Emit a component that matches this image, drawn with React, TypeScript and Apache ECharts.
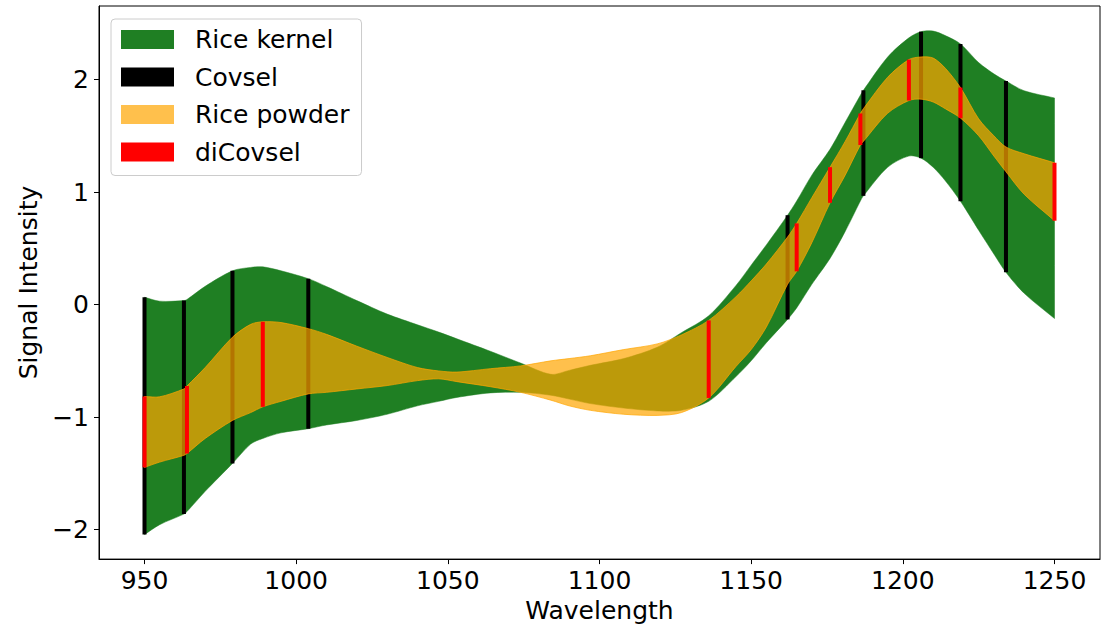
import React, { useEffect, useRef } from "react";
import * as echarts from "echarts";

// Sample wavelengths shared by both bands
const wavelengths = [
  950, 955, 963, 964, 970, 979, 985, 989, 995, 1004, 1010, 1020, 1030, 1040, 1047,
  1053, 1064, 1074, 1084, 1090, 1097, 1108, 1119, 1127, 1136, 1145, 1150, 1155,
  1162, 1165, 1170, 1176, 1181, 1186, 1187, 1195, 1202, 1206, 1210, 1214, 1219,
  1225, 1230, 1234, 1240, 1250,
];
// Rice kernel band (upper / lower edges)
const kernelUpper = [
  0.065, 0.03, 0.035, 0.045, 0.162, 0.3, 0.33, 0.335, 0.3, 0.23, 0.16, 0.035, -0.085, -0.18, -0.245,
  -0.305, -0.415, -0.52, -0.62, -0.585, -0.54, -0.48, -0.38, -0.25, -0.1, 0.17, 0.35, 0.53,
  0.794, 0.92, 1.15, 1.38, 1.62, 1.86, 1.904, 2.2, 2.37, 2.425, 2.43, 2.39, 2.316,
  2.15, 2.05, 1.986, 1.9, 1.836,
];
const kernelLower = [
  -2.044, -1.956, -1.862, -1.84, -1.66, -1.412, -1.24, -1.19, -1.14, -1.103, -1.07, -1.03, -0.975, -0.9, -0.86,
  -0.825, -0.785, -0.78, -0.806, -0.84, -0.88, -0.92, -0.945, -0.94, -0.86, -0.64, -0.5, -0.34,
  -0.132, -0.03, 0.18, 0.41, 0.65, 0.92, 0.966, 1.22, 1.32, 1.301, 1.22, 1.1, 0.918,
  0.66, 0.45, 0.286, 0.1, -0.124,
];
// Rice powder band (upper / lower edges)
const powderUpper = [
  -0.817, -0.82, -0.75, -0.724, -0.56, -0.29, -0.176, -0.153, -0.16, -0.214, -0.265, -0.37, -0.47, -0.56, -0.59,
  -0.6, -0.57, -0.545, -0.5, -0.48, -0.455, -0.4, -0.35, -0.27, -0.141, 0.07, 0.21, 0.36,
  0.6, 0.721, 0.95, 1.221, 1.45, 1.698, 1.74, 2.02, 2.177, 2.2, 2.19, 2.1, 1.928,
  1.65, 1.5, 1.4, 1.34, 1.26,
];
const powderLower = [
  -1.447, -1.4, -1.34, -1.324, -1.19, -1.03, -0.96, -0.909, -0.86, -0.794, -0.78, -0.75, -0.72, -0.676, -0.66,
  -0.685, -0.73, -0.78, -0.85, -0.9, -0.94, -0.975, -0.985, -0.96, -0.83, -0.55, -0.4, -0.2,
  0.18, 0.295, 0.55, 0.904, 1.15, 1.418, 1.45, 1.7, 1.813, 1.825, 1.8, 1.74, 1.657,
  1.5, 1.32, 1.18, 0.98, 0.745,
];
// Selected wavelengths
const covselWavelengths = [950, 963, 979, 1004, 1162, 1187, 1206, 1219, 1234];
const dicovselWavelengths = [950, 964, 989, 1136, 1165, 1176, 1186, 1202, 1219, 1250];
// Ticks
const xTicks = [950, 1000, 1050, 1100, 1150, 1200, 1250];
const yTicks = [-2, -1, 0, 1, 2];

const GREEN = "#1f7f23";
const ORANGE = "rgba(255,165,0,0.7)";
const FONT = "DejaVu Sans";

function bandData(lower: number[], upper: number[]) {
  return wavelengths.map((w, i) => [w, lower[i], upper[i]]);
}

function bandLines(ws: number[], lower: number[], upper: number[]) {
  return ws.map((w) => {
    const i = wavelengths.indexOf(w);
    return [w, lower[i], upper[i]];
  });
}

function bandRender(fill: string, stroke: string | null) {
  return (params: any, api: any) => {
    if (params.dataIndexInside !== 0) return null;
    const n = params.dataInsideLength;
    const top: number[][] = [];
    const bot: number[][] = [];
    for (let i = 0; i < n; i++) {
      const x = api.value(0, i);
      bot.push(api.coord([x, api.value(1, i)]));
      top.push(api.coord([x, api.value(2, i)]));
    }
    const pts: number[][] = [];
    const t0 = top[0], tL = top[n - 1], b0 = bot[0], bL = bot[n - 1];
    pts.push(t0, t0, t0);
    for (let i = 1; i < n - 1; i++) pts.push(top[i]);
    pts.push(tL, tL, tL, bL, bL, bL);
    for (let i = n - 2; i >= 1; i--) pts.push(bot[i]);
    pts.push(b0, b0, b0);
    return {
      type: "polygon",
      shape: { points: pts, smooth: 0.3 },
      style: stroke
        ? { fill, stroke, lineWidth: 1 }
        : { fill, stroke: fill, lineWidth: 0.5 },
    };
  };
}

function vlineRender(color: string) {
  return (params: any, api: any) => {
    const x = api.value(0);
    const p1 = api.coord([x, api.value(1)]);
    const p2 = api.coord([x, api.value(2)]);
    return {
      type: "line",
      shape: { x1: p1[0], y1: p1[1], x2: p2[0], y2: p2[1] },
      style: { stroke: color, lineWidth: 4, lineCap: "butt" },
    };
  };
}

export default function App() {
  const ref = useRef<HTMLDivElement>(null);
  useEffect(() => {
    if (!ref.current) return;
    const chart = echarts.init(ref.current, undefined, { renderer: "svg" });
    const minus = (v: number) => (v < 0 ? "\u2212" + Math.abs(v) : String(v));
    chart.setOption({
      animation: false,
      backgroundColor: "#fff",
      textStyle: { fontFamily: FONT },
      grid: {
        left: 99,
        right: 12,
        top: 6,
        bottom: 65,
        show: true,
        borderColor: "#000",
        borderWidth: 1,
      },
      legend: {
        left: 111,
        top: 19,
        orient: "vertical",
        icon: "rect",
        itemWidth: 53,
        itemHeight: 19,
        itemGap: 12.5,
        padding: [8, 12, 11, 10],
        backgroundColor: "rgba(255,255,255,0.8)",
        borderColor: "#cccccc",
        borderWidth: 1,
        borderRadius: 4,
        selectedMode: false,
        textStyle: { fontSize: 25, color: "#000", fontFamily: FONT, padding: [0, 0, 0, 16] },
        data: [
          { name: "Rice kernel", itemStyle: { color: GREEN } },
          { name: "Covsel", itemStyle: { color: "#000" } },
          { name: "Rice powder", itemStyle: { color: ORANGE } },
          { name: "diCovsel", itemStyle: { color: "#ff0000" } },
        ],
      },
      xAxis: {
        type: "value",
        min: 935,
        max: 1265,
        name: "Wavelength",
        nameLocation: "middle",
        nameGap: 36,
        nameTextStyle: { fontSize: 25, color: "#000", fontFamily: FONT },
        axisLine: { show: true, onZero: false, lineStyle: { color: "#000", width: 1 } },
        axisTick: { show: true, length: 5, customValues: xTicks, lineStyle: { color: "#000" } },
        axisLabel: {
          fontSize: 25,
          color: "#000",
          fontFamily: FONT,
          margin: 9,
          customValues: xTicks,
          formatter: (v: number) => String(v),
        },
        splitLine: { show: false },
      },
      yAxis: {
        type: "value",
        min: -2.262,
        max: 2.653,
        name: "Signal Intensity",
        nameLocation: "middle",
        nameGap: 54,
        nameTextStyle: { fontSize: 25, color: "#000", fontFamily: FONT },
        axisLine: { show: true, onZero: false, lineStyle: { color: "#000", width: 1 } },
        axisTick: { show: true, length: 5, customValues: yTicks, lineStyle: { color: "#000" } },
        axisLabel: {
          fontSize: 25,
          color: "#000",
          fontFamily: FONT,
          margin: 10,
          customValues: yTicks,
          formatter: minus,
        },
        splitLine: { show: false },
      },
      series: [
        {
          name: "Rice kernel",
          type: "custom",
          data: bandData(kernelLower, kernelUpper),
          encode: { x: 0, y: [1, 2] },
          renderItem: bandRender(GREEN, null),
          itemStyle: { color: GREEN },
          silent: true,
          clip: true,
          z: 1,
        },
        {
          name: "Covsel",
          type: "custom",
          data: bandLines(covselWavelengths, kernelLower, kernelUpper),
          encode: { x: 0, y: [1, 2] },
          renderItem: vlineRender("#000000"),
          itemStyle: { color: "#000" },
          silent: true,
          z: 2,
        },
        {
          name: "Rice powder",
          type: "custom",
          data: bandData(powderLower, powderUpper),
          encode: { x: 0, y: [1, 2] },
          renderItem: bandRender(ORANGE, ORANGE),
          itemStyle: { color: ORANGE },
          silent: true,
          clip: true,
          z: 3,
        },
        {
          name: "diCovsel",
          type: "custom",
          data: bandLines(dicovselWavelengths, powderLower, powderUpper),
          encode: { x: 0, y: [1, 2] },
          renderItem: vlineRender("#ff0000"),
          itemStyle: { color: "#ff0000" },
          silent: true,
          z: 4,
        },
      ],
    });
    return () => chart.dispose();
  }, []);
  return (
    <div
      ref={ref}
      style={{ position: "fixed", left: 0, top: 0, width: 1112, height: 628, background: "#fff" }}
    />
  );
}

——

TASK
Skip every picture and return the lines above from the top through the one that contains "import * as".

EXERCISE OUTPUT
Emit a component that matches this image, drawn with React, TypeScript and Apache ECharts.
import React, { useEffect, useRef } from "react";
import * as echarts from "echarts";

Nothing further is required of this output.